WASHINGTON – These days you can get a Bible that coincides with pretty much any interest.
For the environmentally conscious, there is the Green Bible, complete with soy-based inks, recycled paper and special features that trace Scripture’s environmental themes. For the young and hip, there’s the Manga Bible, illustrated in the popular Asian comic-book style and available in versions dubbed “raw” (with commentary and instruction on the manga style) or “extreme” (with the New Testament text written out).
You can listen to “The Word of Promise,” an audiobook of the New Testament that features the voices of leading actors like Jim Caviezel, Marisa Tomei, Michael York, Richard Dreyfuss and Terence Stamp as the voice of God. There are Bibles aimed at couples, students, children, women and participants in just about every sport you can imagine – skiers, skateboarders, surfers and on and on.
But not all Bibles are created equal. And not every Bible reflects a Catholic understanding of Scripture.
Although Catholics may read any version of the Bible for their personal use, the Bible authorized for use in English-language Masses in U.S. Catholic churches is the New American Bible, for which the Confraternity of Christian Doctrine holds licensing rights. The confraternity operates out of the U.S. Conference of Catholic Bishops’ Office of Publishing.
Mary Elizabeth Sperry, associate director for USCCB permissions and New American Bible utilization, handles each request to use all or part of the NAB text, using guidelines developed by the membership of the Confraternity of Christian Doctrine. She refers any borderline requests back to the confraternity’s board of control, made up of Scripture scholars appointed by the confraternity’s president.
Requests that would be turned down are those that “interpret the Bible in a way not consonant with Catholic teaching or do not reflect the integrity of the Catholic text,” Ms. Sperry said.
The Confraternity of Christian Doctrine currently has licensing agreements with publishers of the New American Bible in Korea, India, Philippines, the U.S. and “most of Anglophone Africa,” she said, and other agreements are in the works.
The U.S. situation is rather unique because “we are one of the few publishers that controls a copyright but does not publish” a Bible itself, Ms. Sperry said.
When a new translation of the Old Testament is completed – the hoped-for date is sometime this fall – Ms. Sperry predicts “an explosion” in the licensing and publication of so-called “niche Bibles” for Catholic women, couples, youths and other groups.
“Catholics want to have the same choices that their Protestant friends have, but they want to have a Catholic text,” she said in an interview with Catholic News Service.
Catholics’ interest in the Bible still lags behind that of their Protestant counterparts, however, according to polling in recent years.
The Barna Group found in its 2006 survey of religious behaviors and beliefs that 47 percent of Americans reported reading the Bible in a typical week, outside church services.

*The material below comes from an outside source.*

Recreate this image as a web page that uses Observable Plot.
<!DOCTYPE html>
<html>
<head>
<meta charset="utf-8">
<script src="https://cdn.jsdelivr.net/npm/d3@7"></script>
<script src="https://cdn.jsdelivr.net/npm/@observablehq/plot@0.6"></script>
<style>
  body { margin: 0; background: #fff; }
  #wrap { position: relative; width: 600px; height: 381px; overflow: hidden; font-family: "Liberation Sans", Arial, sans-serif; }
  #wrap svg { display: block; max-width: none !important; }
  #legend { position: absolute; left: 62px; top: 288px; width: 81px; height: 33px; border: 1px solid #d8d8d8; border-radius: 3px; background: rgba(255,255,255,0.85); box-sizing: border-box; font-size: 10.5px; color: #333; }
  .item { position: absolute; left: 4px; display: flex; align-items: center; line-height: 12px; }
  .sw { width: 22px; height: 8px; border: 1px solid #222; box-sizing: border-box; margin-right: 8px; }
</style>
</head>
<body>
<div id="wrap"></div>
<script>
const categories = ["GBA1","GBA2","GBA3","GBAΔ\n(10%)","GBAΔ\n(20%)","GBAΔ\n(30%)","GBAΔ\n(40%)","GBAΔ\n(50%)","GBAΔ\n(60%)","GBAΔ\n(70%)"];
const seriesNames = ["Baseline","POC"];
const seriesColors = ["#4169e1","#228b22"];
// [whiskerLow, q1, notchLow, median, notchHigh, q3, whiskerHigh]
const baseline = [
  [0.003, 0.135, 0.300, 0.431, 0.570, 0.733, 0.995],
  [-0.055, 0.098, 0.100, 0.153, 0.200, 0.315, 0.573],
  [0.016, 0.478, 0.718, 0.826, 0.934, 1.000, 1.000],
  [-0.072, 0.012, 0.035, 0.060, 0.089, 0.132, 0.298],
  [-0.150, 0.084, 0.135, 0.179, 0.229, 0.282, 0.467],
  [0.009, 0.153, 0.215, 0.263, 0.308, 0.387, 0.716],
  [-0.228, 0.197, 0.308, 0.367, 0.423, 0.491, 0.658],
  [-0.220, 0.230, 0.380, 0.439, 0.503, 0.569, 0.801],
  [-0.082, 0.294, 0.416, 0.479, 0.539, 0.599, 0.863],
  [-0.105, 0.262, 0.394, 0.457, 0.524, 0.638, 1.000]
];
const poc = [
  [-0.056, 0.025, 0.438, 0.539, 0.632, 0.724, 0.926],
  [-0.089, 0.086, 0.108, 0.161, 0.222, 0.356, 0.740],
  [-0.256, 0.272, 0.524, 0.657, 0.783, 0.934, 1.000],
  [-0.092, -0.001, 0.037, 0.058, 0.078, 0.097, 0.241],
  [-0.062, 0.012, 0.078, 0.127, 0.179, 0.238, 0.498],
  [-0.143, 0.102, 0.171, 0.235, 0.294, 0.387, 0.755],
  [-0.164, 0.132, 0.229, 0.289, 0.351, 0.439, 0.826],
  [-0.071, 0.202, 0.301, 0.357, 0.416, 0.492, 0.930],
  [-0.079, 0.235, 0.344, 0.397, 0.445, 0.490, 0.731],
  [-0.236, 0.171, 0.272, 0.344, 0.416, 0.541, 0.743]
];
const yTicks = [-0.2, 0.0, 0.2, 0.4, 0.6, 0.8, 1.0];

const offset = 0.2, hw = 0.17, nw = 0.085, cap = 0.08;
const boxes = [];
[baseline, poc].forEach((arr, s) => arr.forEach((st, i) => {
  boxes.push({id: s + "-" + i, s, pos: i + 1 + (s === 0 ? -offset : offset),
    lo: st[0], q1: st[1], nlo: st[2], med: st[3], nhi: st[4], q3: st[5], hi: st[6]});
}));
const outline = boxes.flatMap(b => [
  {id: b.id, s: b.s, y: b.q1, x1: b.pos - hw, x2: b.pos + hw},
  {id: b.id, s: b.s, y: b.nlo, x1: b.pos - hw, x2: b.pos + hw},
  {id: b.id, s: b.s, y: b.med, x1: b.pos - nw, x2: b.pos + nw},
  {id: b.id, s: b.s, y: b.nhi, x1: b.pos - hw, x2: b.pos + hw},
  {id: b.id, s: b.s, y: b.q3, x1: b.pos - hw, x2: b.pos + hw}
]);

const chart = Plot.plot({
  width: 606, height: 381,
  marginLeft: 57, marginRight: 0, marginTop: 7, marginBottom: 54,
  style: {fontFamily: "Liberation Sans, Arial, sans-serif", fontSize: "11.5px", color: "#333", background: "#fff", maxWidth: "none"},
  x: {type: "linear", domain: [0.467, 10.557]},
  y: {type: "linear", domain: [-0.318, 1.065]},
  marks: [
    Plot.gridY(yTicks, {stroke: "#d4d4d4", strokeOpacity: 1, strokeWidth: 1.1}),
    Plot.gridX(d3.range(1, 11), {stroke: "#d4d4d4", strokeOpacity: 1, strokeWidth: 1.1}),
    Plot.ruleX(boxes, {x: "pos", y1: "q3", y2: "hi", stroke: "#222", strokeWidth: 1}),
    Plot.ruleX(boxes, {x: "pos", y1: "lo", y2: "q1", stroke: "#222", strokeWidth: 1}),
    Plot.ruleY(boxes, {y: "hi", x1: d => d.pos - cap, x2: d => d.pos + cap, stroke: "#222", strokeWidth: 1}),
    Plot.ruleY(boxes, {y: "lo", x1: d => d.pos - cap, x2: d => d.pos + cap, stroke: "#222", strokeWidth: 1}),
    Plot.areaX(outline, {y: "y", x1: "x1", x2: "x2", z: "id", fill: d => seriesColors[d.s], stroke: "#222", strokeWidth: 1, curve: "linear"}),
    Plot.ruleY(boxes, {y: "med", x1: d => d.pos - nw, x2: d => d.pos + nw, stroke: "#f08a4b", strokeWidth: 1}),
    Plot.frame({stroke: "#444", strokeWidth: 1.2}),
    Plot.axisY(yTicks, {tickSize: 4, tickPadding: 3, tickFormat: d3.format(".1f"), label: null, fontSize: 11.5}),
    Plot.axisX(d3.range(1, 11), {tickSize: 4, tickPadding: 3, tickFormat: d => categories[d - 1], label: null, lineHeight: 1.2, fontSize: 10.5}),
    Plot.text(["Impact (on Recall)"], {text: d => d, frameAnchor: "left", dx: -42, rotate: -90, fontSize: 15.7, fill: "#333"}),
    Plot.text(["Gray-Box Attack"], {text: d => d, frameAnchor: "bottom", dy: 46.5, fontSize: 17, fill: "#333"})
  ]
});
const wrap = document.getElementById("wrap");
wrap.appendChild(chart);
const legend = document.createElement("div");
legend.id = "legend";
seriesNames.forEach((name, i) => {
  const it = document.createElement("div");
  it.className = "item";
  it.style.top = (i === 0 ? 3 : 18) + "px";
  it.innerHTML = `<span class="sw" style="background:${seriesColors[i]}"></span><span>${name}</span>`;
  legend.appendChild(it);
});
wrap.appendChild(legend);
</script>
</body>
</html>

That was the highest Bible readership since the evangelical polling firm began asking the question in the 1980s.
The number had been as low as 31 percent in 1995, according to the series of surveys, which had a margin of error of plus or minus 3.2 percentage points.
But a survey this spring by LeMoyne College in Syracuse, N.Y., and Zogby International found that nearly two-thirds of adult Catholics said they never read the Bible (31.6 percent) or read it only a few times a year (31.3 percent). Only 8.4 percent said they read the Bible daily; another 14 percent said they read it at least once a week.
But Catholics may be going to sources other than the printed word for Bible reading, if the Web site of the USCCB is any indication.
In the first six months of 2008, the New American Bible page on the USCCB Web site had 8.7 million hits – 70 percent of the 12.4 million hits to the entire Web site. And podcasts of the daily Bible readings were downloaded nearly 1 million times during that period.
It’s unclear how many of those Web visitors were Catholics but an informal poll of visitors to the NAB page over two months in 2007 found that more than half of the respondents identified themselves as parishioners or parish volunteers. More than 90 percent reported attending Mass at least weekly.
Also difficult to gauge is the number of Bibles published each year and to date.
Luke Timothy Johnson, the R.W. Woodruff professor of New Testament and Christian origins at Emory University in Atlanta, has estimated that the Bible has been printed some 5 billion times since the early 1800s and translated into more than 2,000 languages.